IMG_4191

You might think otherwise, but in truth, no one owes you anything. Not God, not your spouse, not your parents, not your kids, not your friends or your colleagues. Seriously, no one owes you a single thing.

I don’t think any one of us go about our days consciously assuming that we’re owed anything, yet we somehow unknowingly end up behaving in a way that says just that.

We live lives full of expectations. We’ve come to expect certain things, certain behaviors and certain reactions. And because we’ve come to expect those things, we unwittingly end up feeling entitled to them. Then, when we don’t get them, we feel upset and short changed.

How many times have I gotten upset with my kids for not doing their chores? How many times have I snapped at my husband because I felt I didn’t get the reaction I hoped for? How many times have I gotten annoyed at someone?
Yes, I feel that my kids should have responsibility. Yes, I wish my husband could read my mind. (Or maybe not.) Yes, I wish people would be more polite. But they’re not the problem.

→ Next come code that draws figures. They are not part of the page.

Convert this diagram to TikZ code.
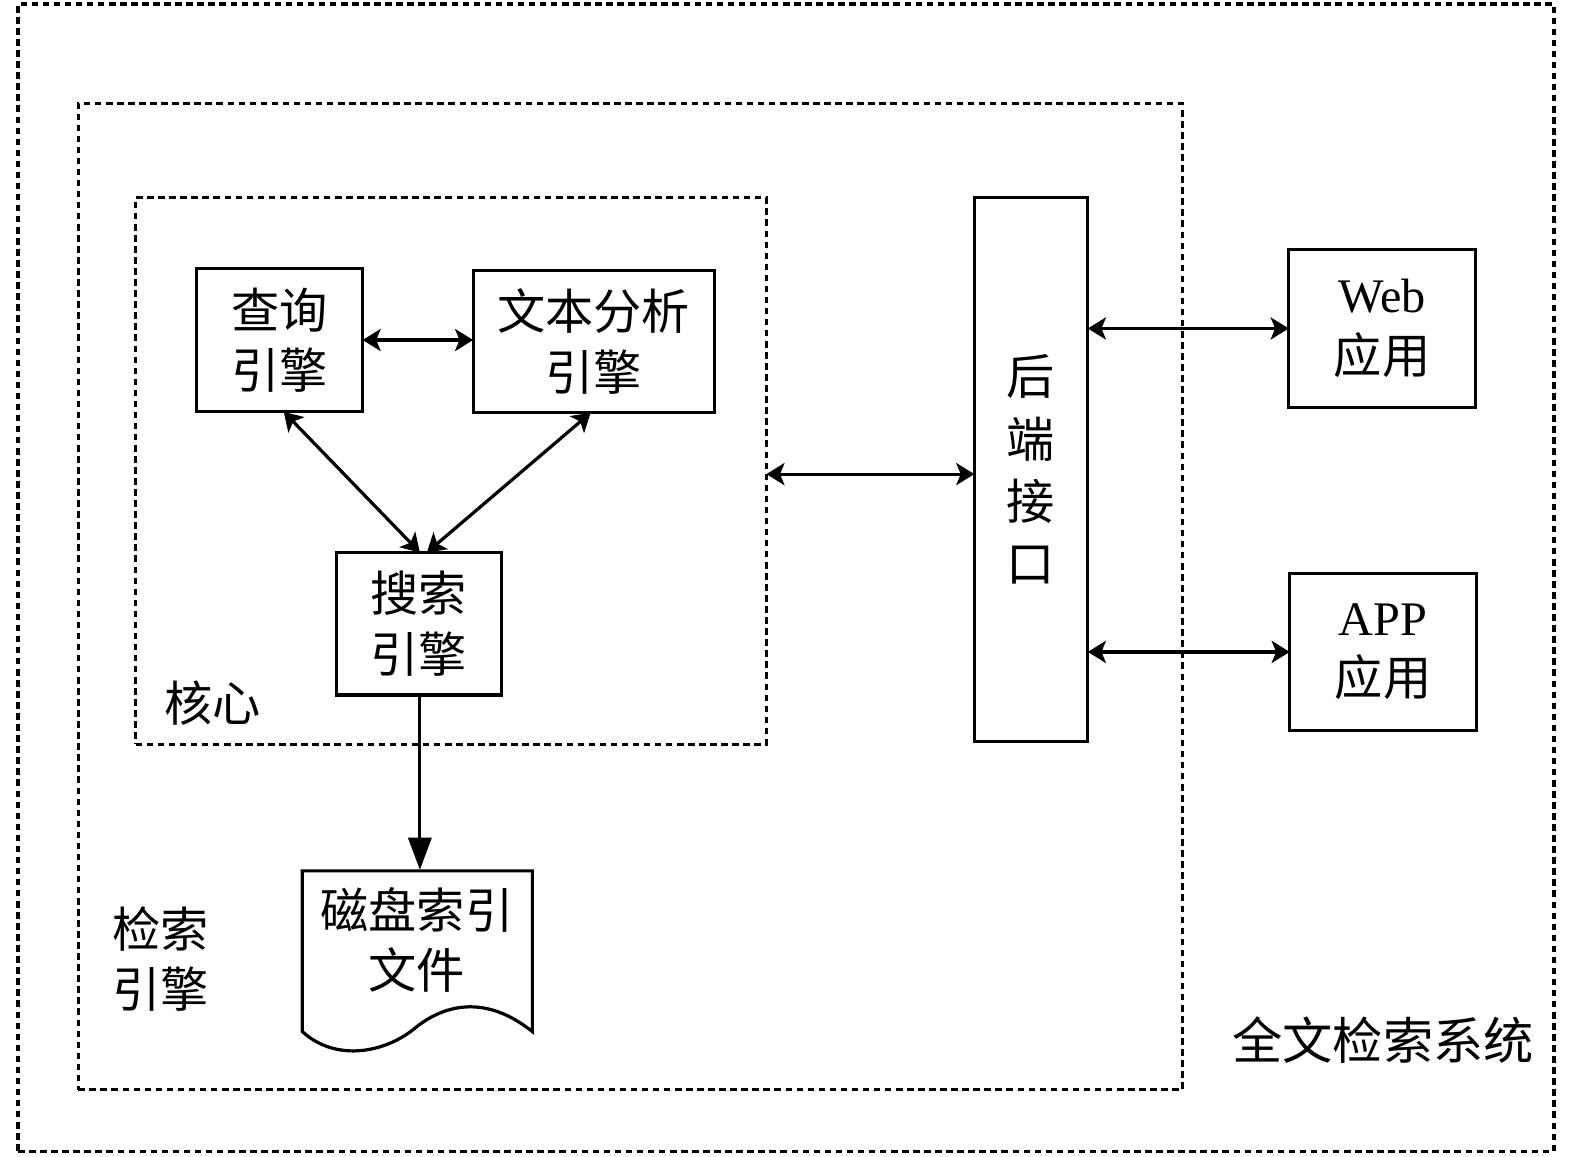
\documentclass[tikz,border=0pt]{standalone}
\usepackage{fontspec}
\setmainfont{Liberation Serif}
\newfontfamily\cjk{Noto Sans CJK SC}
\usetikzlibrary{arrows.meta,calc}
\begin{document}
\begin{tikzpicture}[x=1pt,y=-1pt,
  dashbox/.style={draw,line width=3.2pt,dash pattern=on 6.5pt off 4.5pt,inner sep=0pt,outer sep=0pt},
  solidbox/.style={draw,line width=3.2pt,inner sep=0pt,outer sep=0pt,align=center,
     font=\cjk\fontsize{48}{60}\selectfont},
  lbl/.style={inner sep=0pt,align=center,font=\cjk\fontsize{48}{60}\selectfont},
  tip/.tip={Stealth[length=18pt,width=22pt,inset=4.5pt]},
  dbl/.style={line width=3.2pt,tip-tip},
  one/.style={line width=3.2pt,-{Triangle[length=32pt,width=23pt]}}]
\useasboundingbox (0,0) rectangle (1568,1151);
% dashed frames
\node[dashbox,minimum width=1529pt,minimum height=1142pt] (outer) at (782.5,575) {};
\node[dashbox,minimum width=1099pt,minimum height=982pt] (ret) at (627.5,594) {};
\node[dashbox,minimum width=628pt,minimum height=544pt] (core) at (449,469) {};
% boxes
\node[solidbox,minimum width=165pt,minimum height=143pt] (q) at (278.5,338.5) {查询\\引擎};
\node[solidbox,minimum width=240pt,minimum height=142pt] (t) at (591,340) {文本分析\\引擎};
\node[solidbox,minimum width=164pt,minimum height=142pt] (s) at (417,621) {搜索\\引擎};
\node[solidbox,minimum width=113pt,minimum height=541pt,font=\cjk\fontsize{48}{62}\selectfont] (be) at (1026.5,467.5) {后\\端\\接\\口};
\node[solidbox,minimum width=186pt,minimum height=158pt] (web) at (1376,327) {{\rmfamily Web}\\应用};
\node[solidbox,minimum width=186pt,minimum height=156pt] (app) at (1377,649) {{\rmfamily APP}\\应用};
% document
\draw[line width=3.2pt,line join=miter] (301,1027) -- (301,867) coordinate (doctop) -- (530,867) -- (530,1027)
   .. controls (490,995) and (450,995) .. (415,1022)
   .. controls (385,1048) and (335,1058) .. (301,1027) -- cycle;
\coordinate (docin) at (418,866);
\node[lbl] (doc) at (415,936) {磁盘索引\\文件};
% labels
\node[lbl] (lcore) at (212,700) {核心};
\node[lbl] (lret) at (160,955) {检索\\引擎};
\node[lbl,font=\cjk\fontsize{50}{60}\selectfont] (lsys) at (1377,1035) {全文检索系统};
% connectors
\draw[dbl] (q.east) -- (q.east -| t.west);
\draw[dbl] ([xshift=4pt]q.south) -- ([xshift=1pt]s.north);
\draw[dbl] ([xshift=-3pt]t.south) -- ([xshift=8pt]s.north);
\draw[dbl] ([yshift=-3pt]core.east) -- ([yshift=-3pt]core.east -| be.west);
\draw[dbl] (be.east |- web.west) -- (web.west);
\draw[dbl] (be.east |- app.west) -- (app.west);
\draw[one] ([xshift=1pt]s.south) -- (docin);
\end{tikzpicture}
\end{document}
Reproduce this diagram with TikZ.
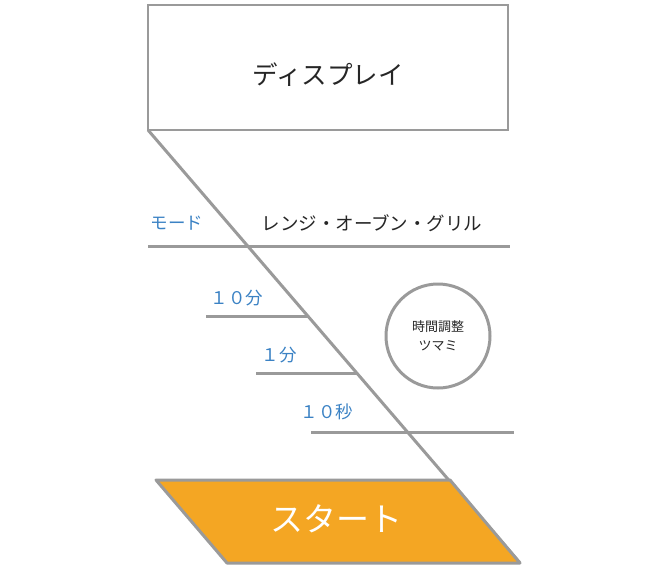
\documentclass[tikz,border=0pt]{standalone}
\usepackage{fontspec}
\setmainfont{Noto Sans CJK JP}
\usetikzlibrary{positioning}
\definecolor{linegray}{HTML}{9A9A9A}
\definecolor{labelblue}{HTML}{3B82C4}
\definecolor{startorange}{HTML}{F4A623}

\begin{document}
\begin{tikzpicture}[x=1pt, y=-1pt,
		barline/.style={draw=linegray, line width=3pt},
		bluelabel/.style={text=labelblue, font=\fontsize{17.5}{17.5}\selectfont, inner sep=0pt}]
		\useasboundingbox (0,0) rectangle (655,573);
		
		% Display
		\node[draw=linegray, line width=2.4pt, outer sep=0pt, minimum width=360pt, minimum height=125pt] (display) at (328,67.5) {};
		\node[font=\fontsize{25.5}{25.5}\selectfont, text=black!85] (displaytext) at ([yshift=-7pt]display.center) {ディスプレイ};
		
		% Start button
		\coordinate (startend) at (520,563);
		\draw[barline] (display.south west) -- (startend);
		\draw[barline, fill=startorange, line join=round] (156,480) -- (450,480) -- (startend) -- (227,563) -- cycle;
		\node[text=white, font=\fontsize{33}{33}\selectfont] (start) at (336,519) {スタート};
		
		% Mode
		\draw[barline] (148,246) -- (510,246);
		\node[bluelabel] (mode) at (177,223) {モード};
		\node[font=\fontsize{18.5}{18.5}\selectfont, text=black!85, inner sep=0pt] (modes) at (372,223) {レンジ・オーブン・グリル};
		
		% Time buttons
		\draw[barline] (206,316) -- (308,316);
		\node[bluelabel] (tenmin) at (237,298) {１０分};
		\draw[barline] (256,373) -- (357,373);
		\node[bluelabel] (onemin) at (279,355) {１分};
		\draw[barline] (311,432) -- (514,432);
		\node[bluelabel] (tensec) at (327,412) {１０秒};
		
		% Knob
		\node[circle, draw=linegray, line width=3pt, minimum size=104pt, align=center,
			font=\fontsize{13}{19}\selectfont, text=black!85] (knob) at (438,336) {時間調整\\ツマミ};
	\end{tikzpicture}
\end{document}
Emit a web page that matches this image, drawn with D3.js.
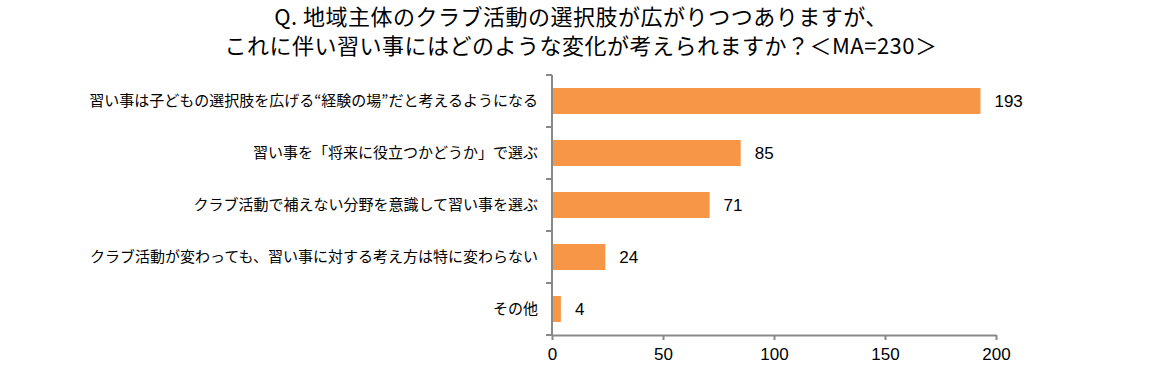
<!DOCTYPE html>
<html>
<head>
<meta charset="utf-8">
<script src="https://cdn.jsdelivr.net/npm/d3@7"></script>
<style>
  body { margin: 0; background: #fff; }
  text { font-family: "Noto Sans CJK JP", "Liberation Sans", sans-serif; fill: #000; }
  .num { font-family: "Liberation Sans", Arial, sans-serif; }
</style>
</head>
<body>
<svg id="chart" width="1162" height="385"></svg>
<script>
var titleLines = ["Q. 地域主体のクラブ活動の選択肢が広がりつつありますが、",
                  "これに伴い習い事にはどのような変化が考えられますか？＜MA=230＞"];
var categories = ["習い事は子どもの選択肢を広げる“経験の場”だと考えるようになる",
                  "習い事を「将来に役立つかどうか」で選ぶ",
                  "クラブ活動で補えない分野を意識して習い事を選ぶ",
                  "クラブ活動が変わっても、習い事に対する考え方は特に変わらない",
                  "その他"];
var values = [193, 85, 71, 24, 4];
var xTicks = [0, 50, 100, 150, 200];

var svg = d3.select("#chart");
var plotLeft = 552, plotRight = 996, plotTop = 75, plotBottom = 335;
var axisColor = "#898989";

// title
svg.selectAll("text.title")
    .data(titleLines)
    .enter().append("text")
    .attr("class", "title")
    .attr("x", 581)
    .attr("y", function(d, i){ return 25 + i * 29; })
    .attr("text-anchor", "middle")
    .style("font-size", "22px")
    .style("letter-spacing", "0.5px")
    .text(function(d){ return d; });

var x = d3.scaleLinear().domain([0, 200]).range([plotLeft, plotRight]);
var y = d3.scaleBand().domain(categories).range([plotTop, plotBottom])
    .paddingInner(0.5).paddingOuter(0.25);

// bars
svg.selectAll("rect.bar")
    .data(values)
    .enter().append("rect")
    .attr("class", "bar")
    .attr("x", x(0))
    .attr("y", function(d, i){ return y(categories[i]); })
    .attr("width", function(d){ return x(d) - x(0); })
    .attr("height", y.bandwidth())
    .attr("fill", "#F79646");

// value labels
svg.selectAll("text.val")
    .data(values)
    .enter().append("text")
    .attr("class", "val num")
    .attr("x", function(d){ return x(d) + 14; })
    .attr("y", function(d, i){ return y(categories[i]) + y.bandwidth() / 2; })
    .attr("dy", "0.36em")
    .style("font-size", "17px")
    .text(function(d){ return d; });

// category labels
svg.selectAll("text.cat")
    .data(categories)
    .enter().append("text")
    .attr("class", "cat")
    .attr("x", 538)
    .attr("y", function(d){ return y(d) + y.bandwidth() / 2; })
    .attr("dy", "0.36em")
    .attr("text-anchor", "end")
    .style("font-size", "15px")
    .text(function(d){ return d; });

// y axis line + ticks at band boundaries
var step = y.step();
var bounds = d3.range(categories.length + 1).map(function(i){ return plotTop + i * step; });
svg.append("line")
    .attr("x1", plotLeft).attr("x2", plotLeft)
    .attr("y1", plotTop).attr("y2", plotBottom)
    .attr("stroke", axisColor).attr("stroke-width", 2);
svg.selectAll("line.ytick")
    .data(bounds)
    .enter().append("line")
    .attr("class", "ytick")
    .attr("x1", plotLeft - 6).attr("x2", plotLeft)
    .attr("y1", function(d){ return d; }).attr("y2", function(d){ return d; })
    .attr("stroke", axisColor).attr("stroke-width", 2);

// x axis
var xAxis = svg.append("g")
    .attr("transform", "translate(0," + plotBottom + ")")
    .call(d3.axisBottom(x).tickValues(xTicks).tickSize(5).tickPadding(8).tickSizeOuter(0));
xAxis.select(".domain").attr("stroke", axisColor).attr("stroke-width", 2);
xAxis.selectAll(".tick line").attr("stroke", axisColor).attr("stroke-width", 2);
xAxis.selectAll(".tick text")
    .style("font-size", "17px")
    .style("font-family", "'Liberation Sans', Arial, sans-serif")
    .attr("fill", "#000");
</script>
</body>
</html>
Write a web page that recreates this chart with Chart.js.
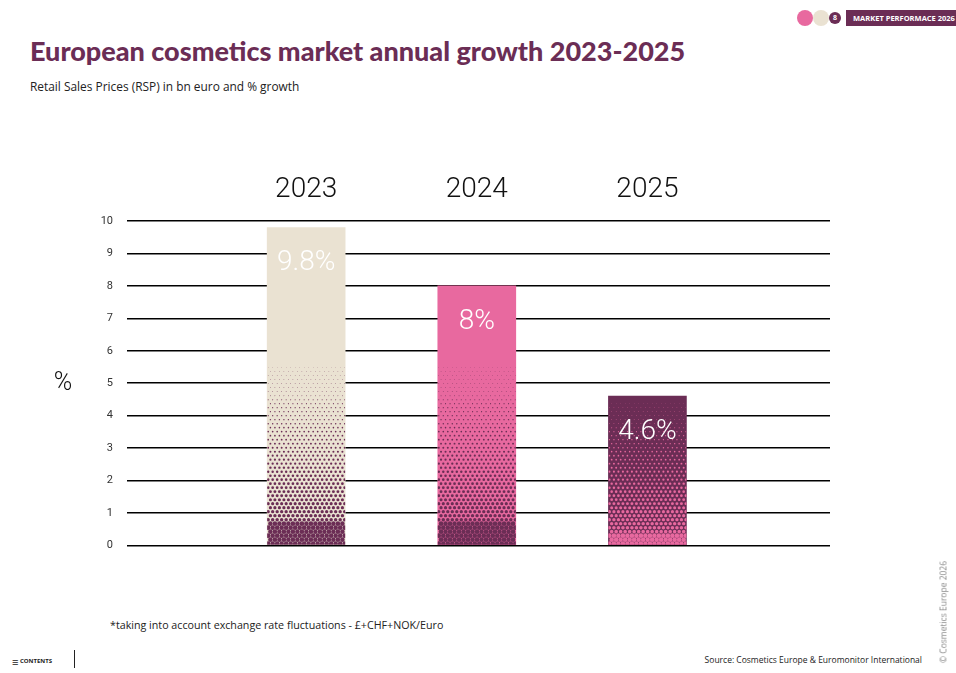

The problem is expectations and the false notion that people think we need them. When you have an expectation, you’re putting forth a demand. Is that the way to manage any type of a relationship? To demand something from the other party?

An expectation is one sided. We don’t need to live lives filled with demands.

So what do we need? We need hopes and wishes. We need reciprocity in the form of cooperation and partnership.

In the example of my kids and their chores. My wish is for teamwork. Being part of the family means being part of the team, a team that helps the family function as it should both physically and emotionally. Not because I want them to do it for me personally, but for the good of the whole unit.

In marriage or in any type of a relationship you’re looking for cooperation and partnership as well as mutual understanding. You wish for good and by wishing for good instead of expecting or demanding it, you can find the good and are grateful for what you have.

You have to earn love or respect or kindness. Demanding them will get you nowhere fast. When a relationship is a loving one, not one based on debts, people will be more likely to want to be there for you.

Learning that you’re not owed anything doesn’t mean you have to be a doormat or be treated badly. It means you have a choice and can decide what relationships and actions belong in your life. You don’t demand things from other and you don’t transfer the blame or responsibility on others. You decide what is right for you. You decide to see all the things to be grateful for.

Love can only be unconditional when you earn it but don’t feel you’re owed it.

Can you imagine how many of the world’s problems would vanish if we all believed that we aren’t owed anything and took responsibility for ourselves and our actions.

Do you think you are owed anything?

This is an original post to World Moms Blog by our contributor, Susie Newday in Israel. You can find her on her blog New Day New Lesson.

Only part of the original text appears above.